Her only child, Melissa Rivers, will readily admit to having been born into a clan of oversharers.
After the pioneering comedian died in 2014, Rivers did learn something new about her mother — just how much of a pop-culture collector and curator she truly was. Rivers was left to sort through a life’s worth of laughter that extended across both coasts. In storage facilities in New York and California were boxes upon boxes of jokes (some untold), many written on 4-by-6-inch index cards or jotted down on napkins or boarding passes; scrapbooks of newspaper articles about her, both favorable and critical; scripts from monologues when she was guest host of “The Tonight Show” in the early 1980s; and letters from celebrities such as comedian Phyllis Diller, a trailblazer in her own right.
“It was definitely an emotional roller coaster,” Rivers says during a recent phone interview from Los Angeles, where she lives. “So much of it is a family history.”
Some of what was left behind was culled for her book “Joan Rivers Confidential: The Unseen Scrapbooks, Joke Cards, Personal Files, and Photos of a Very Funny Woman Who Kept Everything” (Abrams Books, $40), published this fall. (Rivers was slated to speak about the book at NYCB Theatre at Westbury last month, but the event was canceled due to a scheduling conflict.)
Rivers initially dived into her mother’s many belongings with co-author Scott Currie, a publicist who began his career as an associate producer on the daytime chatfest “The Joan Rivers Show” in the early 1990s. He and the comedian became incredibly close.
“Scott was the gay son she always wanted and I could never be,” Rivers says.
As they prepared the book, Rivers says, she kept coming back to one question: “What do I do to create an honest narrative?”
Eighty percent of the time she and Currie were on the same page as to what to include in “Joan Rivers Confidential,” she says. The times when they disagreed had more to do with their unique individual relationships with Joan.

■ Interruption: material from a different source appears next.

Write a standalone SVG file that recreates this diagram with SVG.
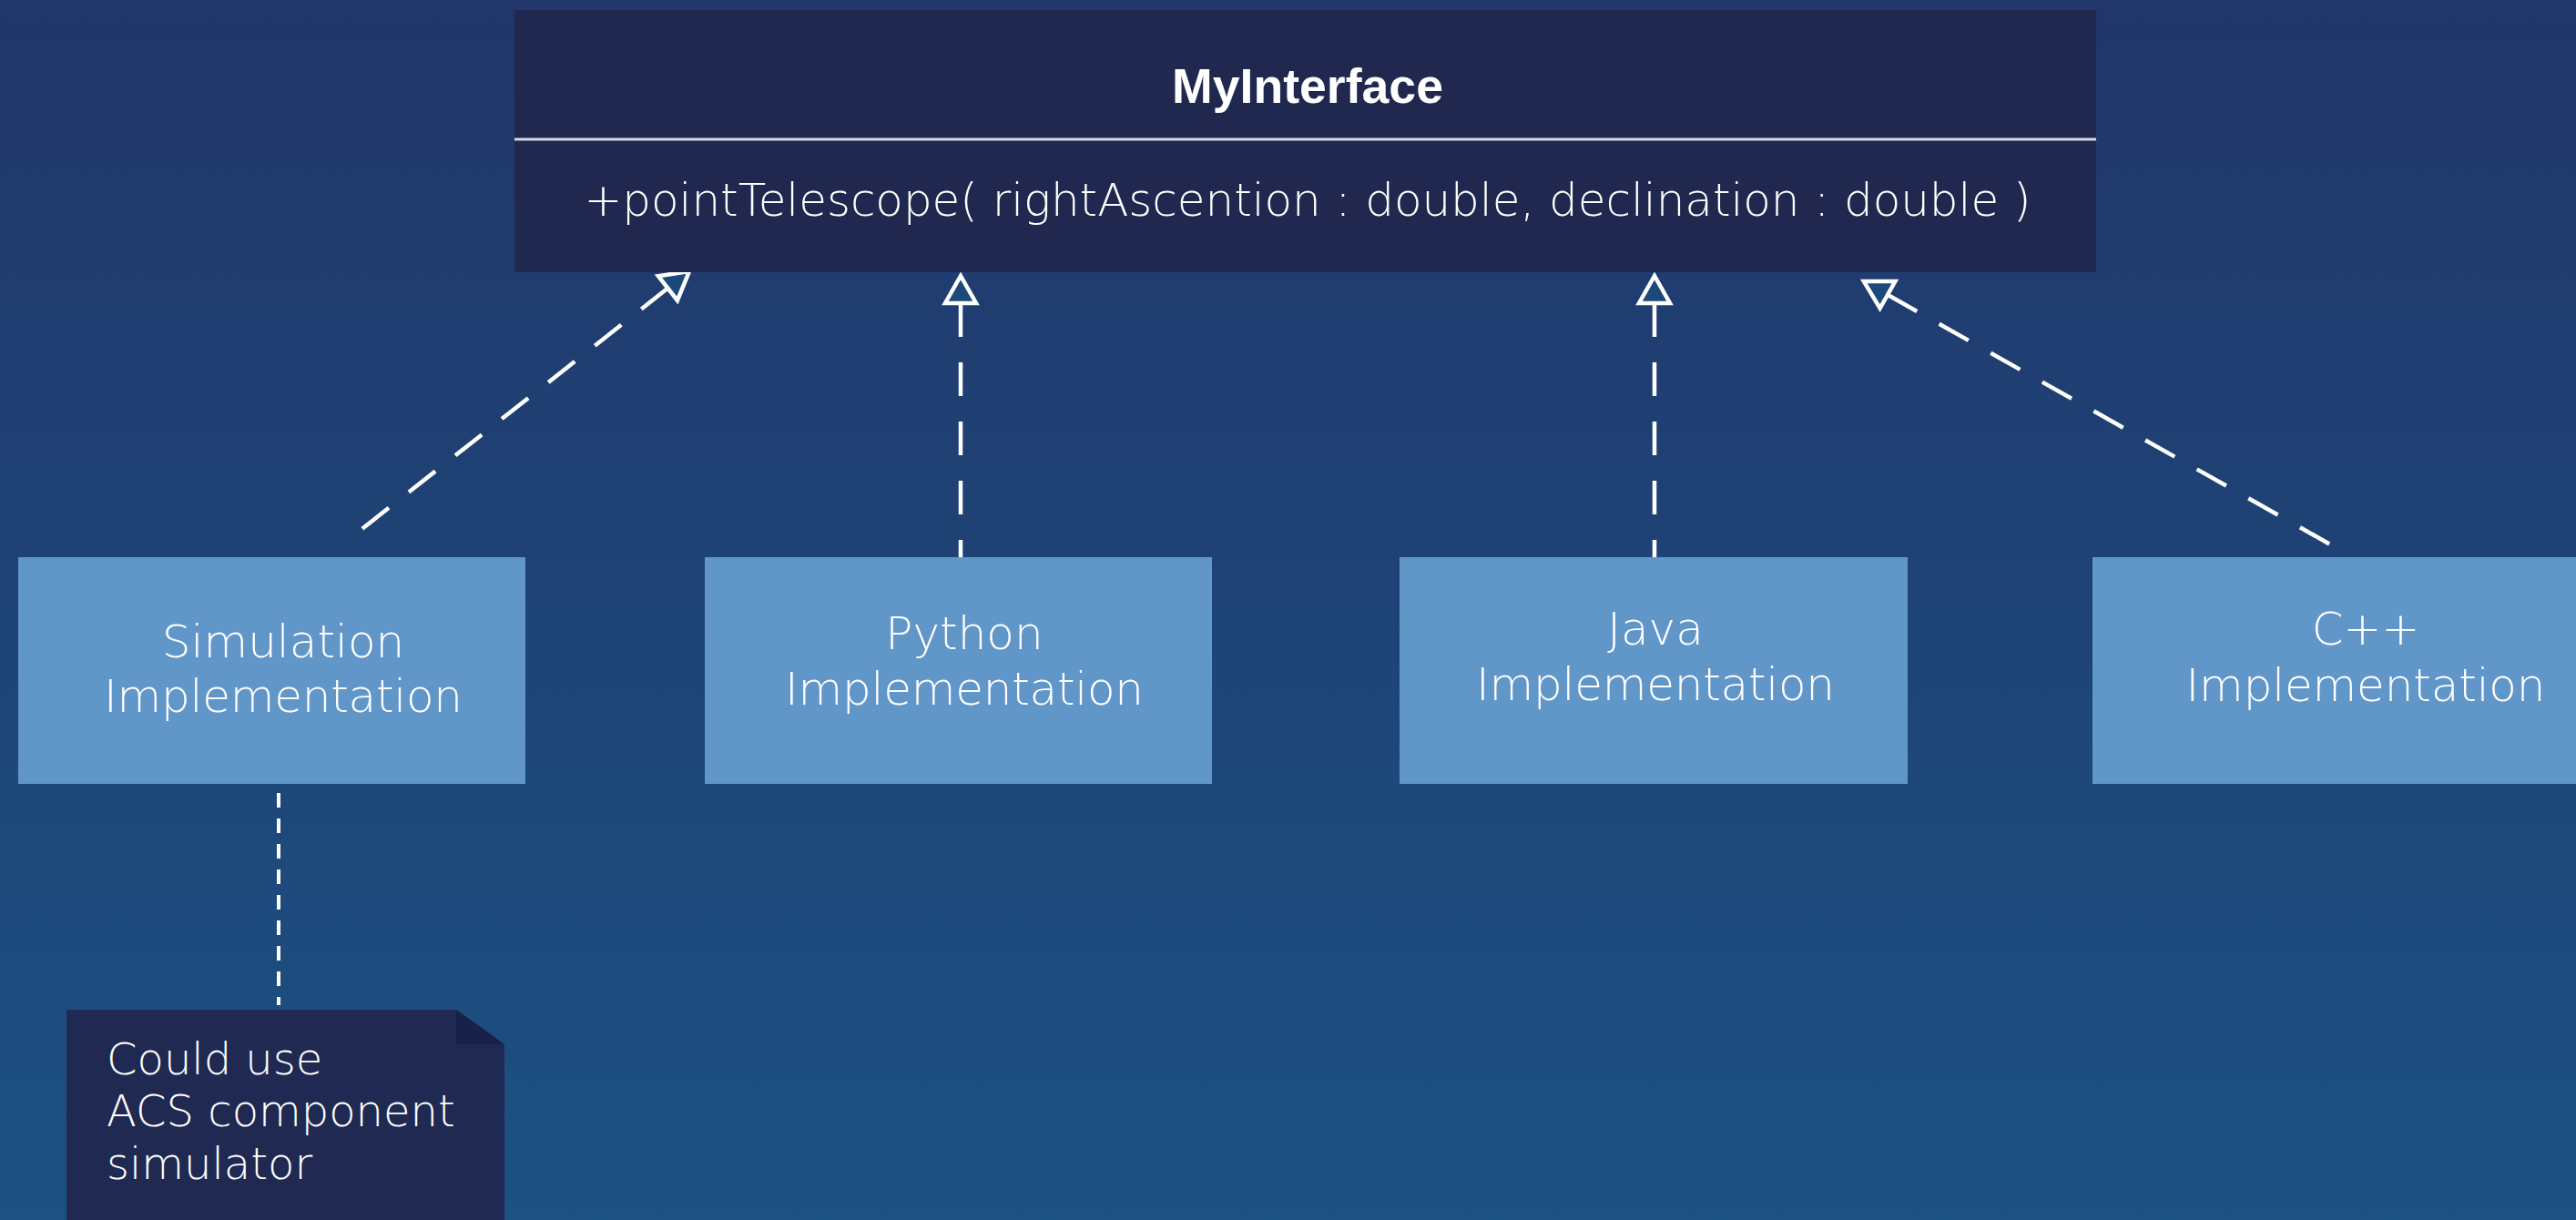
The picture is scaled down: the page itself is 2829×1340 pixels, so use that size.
<svg xmlns="http://www.w3.org/2000/svg" width="2829" height="1340" viewBox="0 0 2829 1340">
  <style>
    .impl { fill: #6196C9; }
    .lbl { font-family: "DejaVu Sans", "Liberation Sans", sans-serif; font-weight: 300; font-size: 50px; fill: #FFFFFF; text-anchor: middle; }
    .note-txt { font-family: "DejaVu Sans", "Liberation Sans", sans-serif; font-weight: 300; font-size: 48px; fill: #FFFFFF; }
    .real { fill: none; stroke: #FFFFFF; stroke-width: 4.5; stroke-dasharray: 37 28; marker-start: url(#hollow); }
    .anchor { fill: none; stroke: #FFFFFF; stroke-width: 4; stroke-dasharray: 16 12; }
  </style>
  <defs>
    <linearGradient id="bg" x1="0" y1="0" x2="0" y2="1">
      <stop offset="0" stop-color="#21366A"/>
      <stop offset="1" stop-color="#1C5183"/>
    </linearGradient>
    <marker id="hollow" markerUnits="userSpaceOnUse" markerWidth="50" markerHeight="50" refX="0" refY="0" viewBox="-5 -25 45 50" orient="auto-start-reverse" overflow="visible">
      <path d="M0,-17 L30,0 L0,17 Z" fill="#1B4A7A" stroke="#FFFFFF" stroke-width="4.5" stroke-linejoin="miter"/>
    </marker>
  </defs>

  <rect x="0" y="0" width="2829" height="1340" fill="url(#bg)"/>

  <g id="connectors">
    <path class="real" d="M733.4,316.6 L395,583"/>
    <path class="real" d="M1055,333 L1055,612"/>
    <path class="real" d="M1817,333 L1817,612"/>
    <path class="real" d="M2073,323.8 L2568,603"/>
    <path class="anchor" d="M306,871 L306,1104"/>
  </g>

  <g id="MyInterface">
    <rect x="565" y="11" width="1737" height="288" fill="#20284F"/>
    <line x1="565" y1="153" x2="2302" y2="153" stroke="#D4D8E4" stroke-width="3"/>
    <text x="1436" y="113" font-family="Liberation Sans, Arial, sans-serif" font-weight="bold" font-size="53" fill="#FFFFFF" text-anchor="middle" textLength="298" lengthAdjust="spacingAndGlyphs">MyInterface</text>
    <text x="1436" y="237" font-family="DejaVu Sans, Liberation Sans, sans-serif" font-weight="300" font-size="50" fill="#FFFFFF" text-anchor="middle" textLength="1589" lengthAdjust="spacing">+pointTelescope( rightAscention : double, declination : double )</text>
  </g>

  <g id="SimulationImpl">
    <rect class="impl" x="20" y="612" width="557" height="249"/>
    <text class="lbl" x="311" y="722">Simulation</text>
    <text class="lbl" x="311" y="782" textLength="394">Implementation</text>
  </g>

  <g id="PythonImpl">
    <rect class="impl" x="774" y="612" width="557" height="249"/>
    <text class="lbl" x="1059" y="713">Python</text>
    <text class="lbl" x="1059" y="774" textLength="394">Implementation</text>
  </g>

  <g id="JavaImpl">
    <rect class="impl" x="1537" y="612" width="558" height="249"/>
    <text class="lbl" x="1818" y="708">Java</text>
    <text class="lbl" x="1818" y="769" textLength="394">Implementation</text>
  </g>

  <g id="CppImpl">
    <rect class="impl" x="2298" y="612" width="560" height="249"/>
    <text class="lbl" x="2598" y="708">C++</text>
    <text class="lbl" x="2598" y="770" textLength="395">Implementation</text>
  </g>

  <g id="Note">
    <polygon points="73,1109 501,1109 554,1147 554,1340 73,1340" fill="#1F2952"/>
    <polygon points="501,1109 501,1147 554,1147" fill="#1A2148"/>
    <text class="note-txt" x="117" y="1180">Could use</text>
    <text class="note-txt" x="117" y="1237">ACS component</text>
    <text class="note-txt" x="117" y="1295">simulator</text>
  </g>
</svg>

“Scott came into my mother’s life in the early ’90s,” Rivers says. He was fascinated by Joan’s career in the ’60s and recalls staying up late as a teenager to watch her on “Tonight,” where she gained prominence.
Rivers, meanwhile, was moved by the correspondence her mother saved, including a fan letter from journalist Barbara Walters, with whom the late comic shared a 40-year bond.
“Here are two women that never met, supporting each other before anyone told them they had to,” Rivers says. “They had a lifelong friendship. This theme couldn’t be any more relevant right now.”
Neither Currie nor Rivers was fully prepared for just how much collecting Joan had done. But given her personality, Rivers says, when all was said and sorted through, it made sense.
“You have to remember that most of my mother’s career was in a nondigital age,” Rivers says. “She never wanted to be repetitive, so her and my father kept numerous files and records. It was a professional necessity.”
And Rivers believes her mother’s pop-culture curations, whether intentionally or not, display just how in tune she was with the world and how she always had something to say.